In 2017, the school began the process to seek its third five-year charter renewal from the district, which under state law reviews operations and grants renewals for charter schools in its area. The district undertook its normal review process, and district solicitor Scott Etter said that administrators were contacted, unsolicited, by former board members and teachers and parents of current and former Wonderland students. The information those people provided led the review team to take a closer look at some areas.

Etter said Wonderland, located on Sandy Drive in Ferguson Township, has not complied with requirements of the Charter School Law as well as other statutes and regulations, particularly in the area of special education.

"We believe that these failures are so severe and significant that it is appropriate to initiate the nonrenewal/revocation proceeding provided for in the CSL and the Basic Education Circular on Charter Schools," he said.

Superintendent Bob O'Donnell outlined other alleged failures, including performance on state and national assessments, average teacher pay and experience and the school's curriculum, which was "very scripted" and "resembles what most school districts use as interventions for at-risk learners." He also said the school's expenses are not commensurate with the money it receives from the district.

The district said Wonderland also is not following mandated protocols for identifying students with limited English proficiency; appears not to have provided special education services, other than for speech and language impairment, to any students in the past five years; and that the review team observed students in reading lessons that were multiple grade levels below the age-appropriate placement.

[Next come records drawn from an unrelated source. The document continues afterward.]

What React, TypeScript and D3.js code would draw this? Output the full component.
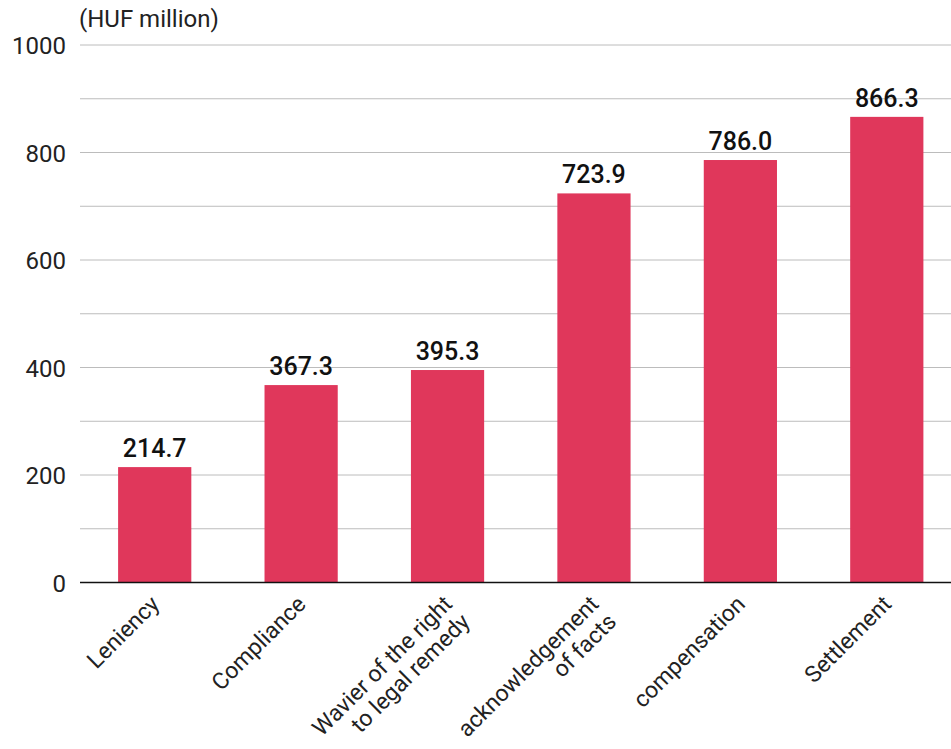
import React from "react";
import * as d3 from "d3";

const categories = [
  "Leniency",
  "Compliance",
  "Wavier of the right\nto legal remedy",
  "acknowledgement\nof facts",
  "compensation",
  "Settlement",
];
const values = [214.7, 367.3, 395.3, 723.9, 786.0, 866.3];
const valueLabels = ["214.7", "367.3", "395.3", "723.9", "786.0", "866.3"];
const yTicks = [0, 200, 400, 600, 800, 1000];
const yGrid = [100, 200, 300, 400, 500, 600, 700, 800, 900, 1000];
const unitLabel = "(HUF million)";

const W = 951;
const H = 749;
const FONT = "Roboto, 'Noto Sans', sans-serif";

export default function App() {
  const x = d3
    .scaleBand<string>()
    .domain(categories)
    .range([81.5, 960])
    .paddingInner(0.5)
    .paddingOuter(0.25);
  const y = d3.scaleLinear().domain([0, 1000]).range([582.5, 45]);
  const left = 80;

  return (
    <svg
      width={W}
      height={H}
      style={{ position: "absolute", left: 0, top: 0, background: "#fff" }}
      fontFamily={FONT}
    >
      <rect x={0} y={0} width={W} height={H} fill="#fff" />
      {yGrid.map((t) => (
        <line
          key={"g" + t}
          x1={left}
          x2={W}
          y1={y(t)}
          y2={y(t)}
          stroke="#bcbcbc"
          strokeWidth={1}
        />
      ))}
      {yTicks.map((t) => (
        <text
          key={"t" + t}
          x={66}
          y={y(t) + 9}
          textAnchor="end"
          fontSize={24}
          fill="#222"
        >
          {t}
        </text>
      ))}
      <text x={79} y={27} fontSize={24} fill="#222">
        {unitLabel}
      </text>
      {categories.map((c, i) => (
        <rect
          key={"b" + c}
          x={x(c)!}
          y={y(values[i])}
          width={x.bandwidth()}
          height={y(0) - y(values[i])}
          fill="#E0375B"
        />
      ))}
      {categories.map((c, i) => (
        <text
          key={"v" + c}
          x={x(c)! + x.bandwidth() / 2}
          y={y(values[i]) - 10}
          textAnchor="middle"
          fontSize={25}
          fontWeight={500}
          fill="#111"
        >
          {valueLabels[i]}
        </text>
      ))}
      <line x1={left} x2={W} y1={y(0)} y2={y(0)} stroke="#111" strokeWidth={1.5} />
      {categories.map((c) => {
        const cx = x(c)! + x.bandwidth() / 2;
        const lines = c.split("\n");
        return (
          <text
            key={"l" + c}
            transform={`translate(${cx + 6},${y(0) + 23}) rotate(-45)`}
            textAnchor="end"
            fontSize={23}
            fill="#222"
          >
            {lines.map((ln, j) => (
              <tspan key={j} x={0} dy={j === 0 ? 0 : 25}>
                {ln}
              </tspan>
            ))}
          </text>
        );
      })}
    </svg>
  );
}
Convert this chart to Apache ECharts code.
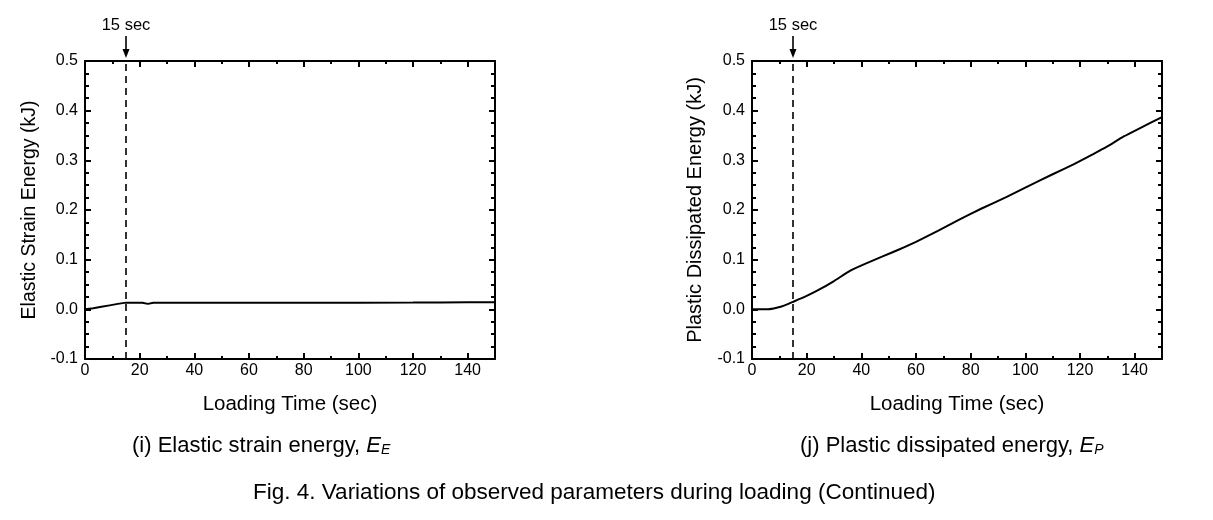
<!DOCTYPE html>
<html><head><meta charset="utf-8">
<script src="https://cdn.jsdelivr.net/npm/echarts@6/dist/echarts.min.js"></script>
<style>html,body{margin:0;padding:0;background:#fff}#c{width:1213px;height:520px}</style>
</head><body><div id="c"></div>
<script>
// Data
const elasticTime = [0, 3, 6, 9, 12, 15, 18, 21, 23, 25, 30, 40, 60, 80, 100, 120, 130, 140, 150];
const elasticEnergy = [0, 0.002, 0.005, 0.008, 0.011, 0.0135, 0.0135, 0.0133, 0.011, 0.0132, 0.0132, 0.0132, 0.0132, 0.0132, 0.0135, 0.0137, 0.014, 0.0143, 0.0145];
const plasticTime = [0, 3, 6, 9, 12, 15, 20, 24, 30, 36, 42, 48, 54, 60, 68, 76, 84, 93, 100, 110, 118, 125, 130, 136, 142, 150];
const plasticEnergy = [0, 0, 0, 0.003, 0.008, 0.015, 0.027, 0.038, 0.057, 0.078, 0.093, 0.107, 0.121, 0.136, 0.158, 0.181, 0.203, 0.226, 0.245, 0.272, 0.293, 0.313, 0.328, 0.348, 0.365, 0.387];
const xTicks = [0, 20, 40, 60, 80, 100, 120, 140];
const yTicks = [-0.1, 0.0, 0.1, 0.2, 0.3, 0.4, 0.5];
const markTime = 15;
const markLabel = '15 sec';
const xName = 'Loading Time (sec)';
const yNames = ['Elastic Strain Energy (kJ)', 'Plastic Dissipated Energy (kJ)'];
const captions = ['(i) Elastic strain energy, ', '(j) Plastic dissipated energy, '];
const capSubs = [['E', 'E'], ['E', 'P']];
const figCaption = 'Fig. 4. Variations of observed parameters during loading (Continued)';

const FONT = 'Liberation Sans, Arial, sans-serif';
const CAPFONT = 'Liberation Sans Narrow, Liberation Sans, sans-serif';
const grids = [
  {left: 85, top: 61, width: 410, height: 298},
  {left: 752, top: 61, width: 410, height: 298}
];
const axisLine = {show: true, onZero: false, lineStyle: {color: '#000', width: 2}};
const xAxes = [], yAxes = [], series = [];
const datasets = [[elasticTime, elasticEnergy], [plasticTime, plasticEnergy]];
grids.forEach((g, i) => {
  xAxes.push({
    gridIndex: i, type: 'value', min: 0, max: 150, interval: 20, position: 'bottom',
    name: xName, nameLocation: 'middle', nameGap: 35,
    nameTextStyle: {fontFamily: FONT, fontSize: 20.5, color: '#000'},
    axisLine, splitLine: {show: false},
    axisTick: {show: true, inside: true, length: 6, lineStyle: {color: '#000', width: 2}},
    minorTick: {show: true, splitNumber: 2, length: 3, lineStyle: {color: '#000', width: 2}},
    axisLabel: {fontFamily: FONT, fontSize: 16, color: '#000', margin: 4,
      formatter: v => xTicks.includes(v) ? String(v) : ''}
  });
  xAxes.push({
    gridIndex: i, type: 'value', min: 0, max: 150, interval: 20, position: 'top',
    axisLine, splitLine: {show: false}, axisLabel: {show: false},
    axisTick: {show: true, inside: true, length: 6, lineStyle: {color: '#000', width: 2}},
    minorTick: {show: true, splitNumber: 2, length: 3, lineStyle: {color: '#000', width: 2}}
  });
  yAxes.push({
    gridIndex: i, type: 'value', min: -0.1, max: 0.5, interval: 0.1, position: 'left',
    name: yNames[i], nameLocation: 'middle', nameGap: i === 0 ? 45 : 47,
    nameTextStyle: {fontFamily: FONT, fontSize: i === 0 ? 19.5 : 20, color: '#000'},
    axisLine, splitLine: {show: false},
    axisTick: {show: true, inside: true, length: 6, lineStyle: {color: '#000', width: 2}},
    minorTick: {show: true, splitNumber: 4, length: 4, lineStyle: {color: '#000', width: 2}},
    axisLabel: {fontFamily: FONT, fontSize: 16, color: '#000', margin: 7,
      formatter: v => v.toFixed(1)}
  });
  yAxes.push({
    gridIndex: i, type: 'value', min: -0.1, max: 0.5, interval: 0.1, position: 'right',
    axisLine, splitLine: {show: false}, axisLabel: {show: false},
    axisTick: {show: true, inside: true, length: 6, lineStyle: {color: '#000', width: 2}},
    minorTick: {show: true, splitNumber: 4, length: 4, lineStyle: {color: '#000', width: 2}}
  });
  const [xs, ys] = datasets[i];
  series.push({
    type: 'line', xAxisIndex: i * 2, yAxisIndex: i * 2,
    data: xs.map((x, k) => [x, ys[k]]), showSymbol: false, smooth: i === 0 ? false : 0.15,
    lineStyle: {color: '#000', width: 2}, z: 5,
    markLine: {
      silent: true, symbol: ['none', 'none'], animation: false,
      label: {show: false},
      lineStyle: {type: [7, 5], width: 1.6, color: '#000'},
      data: [[{coord: [markTime, -0.1]}, {coord: [markTime, 0.5]}]]
    }
  });
});

const titles = captions.map((c, i) => ({
  text: '{n|' + c + '}{it|' + capSubs[i][0] + '}{sub|' + capSubs[i][1] + '}',
  left: i === 0 ? 127 : 795, top: 429,
  textStyle: {fontWeight: 'normal', rich: {
    n: {fontFamily: CAPFONT, fontWeight: 'normal', fontSize: 22, color: '#000'},
    it: {fontFamily: CAPFONT, fontWeight: 'normal', fontStyle: 'italic', fontSize: 22, color: '#000'},
    sub: {fontFamily: CAPFONT, fontWeight: 'normal', fontStyle: 'italic', fontSize: 14, color: '#000', verticalAlign: 'bottom', padding: [9, 0, 0, 0]}
  }}
}));
titles.push({
  text: figCaption, left: 248, top: 476,
  textStyle: {fontFamily: CAPFONT, fontWeight: 'normal', fontSize: 22.5, color: '#000'}
});

const chart = echarts.init(document.getElementById('c'), null, {renderer: 'canvas'});
chart.setOption({
  animation: false, backgroundColor: '#fff',
  title: titles, grid: grids, xAxis: xAxes, yAxis: yAxes, series
});

// Arrow annotation above each plot, positioned through the axes
const graphics = [];
[0, 1].forEach(i => {
  const top = chart.convertToPixel({xAxisIndex: i * 2, yAxisIndex: i * 2}, [markTime, 0.5]);
  const x = top[0];
  const y0 = top[1] - 25, y1 = top[1] - 3;
  graphics.push({type: 'line', shape: {x1: x, y1: y0, x2: x, y2: y1 - 8}, style: {stroke: '#000', lineWidth: 1.6}});
  graphics.push({type: 'polygon', shape: {points: [[x - 3.5, y1 - 9], [x + 3.5, y1 - 9], [x, y1]]}, style: {fill: '#000'}});
  graphics.push({type: 'text', x: x, y: y0 - 2, style: {text: markLabel, fontFamily: FONT, fontSize: 16.5, fill: '#000', textAlign: 'center', textVerticalAlign: 'bottom'}});
});
chart.setOption({graphic: graphics});
</script></body></html>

Numerous parents spoke urging the board to renew Wonderland's charter and explaining how the school helped their children in ways SCASD's schools could not.

They cited Wonderland's one-on-one instruction and personalized curriculum, which they said SCASD schools could not provide.

Ohnmeis said at the meeting that some of the issues being raised now are the same as those raised in the late 1990s and early 2000s when SCASD rejected the school's initial request for a charter. That denial was eventually overturned by the state.

He said that despite the district's fight against granting the charter initially, a case that went on until 2002, district administrators have found no violations to cite in subsequent renewals of the charter.

Ohnmeis said that since its founding, Wonderland has been working to keep children from falling through the cracks and to reach their potential.

The homepage of the Wonderland website contains an open letter to SCASD and video testimonials from more than 20 parents.

"Wonderland Charter School is not in competition to replace the State College Area School District (SCASD)," the letter states. "Rather, we are and have been a supplement to SCASD and the Centre Region school districts for the last 20 years. Not every single child out of the roughly 13,000 Centre Region students will fit into the educational mold offered by the districts. And, it is all about a Free and Appropriate Public Education (FAPE). For those children that do not fit well at a district, Wonderland Charter School offers the parents a viable alternative within the public school realm.

"Wonderland Charter School is not just a school, it is a unique educational setting that feels like home! The needs of the parents and children should weigh in your decision to renew Wonderland Charter School’s charter."

As of March, Wonderland had an enrollment of 79 students, 48 of whom reside in the State College Area School District.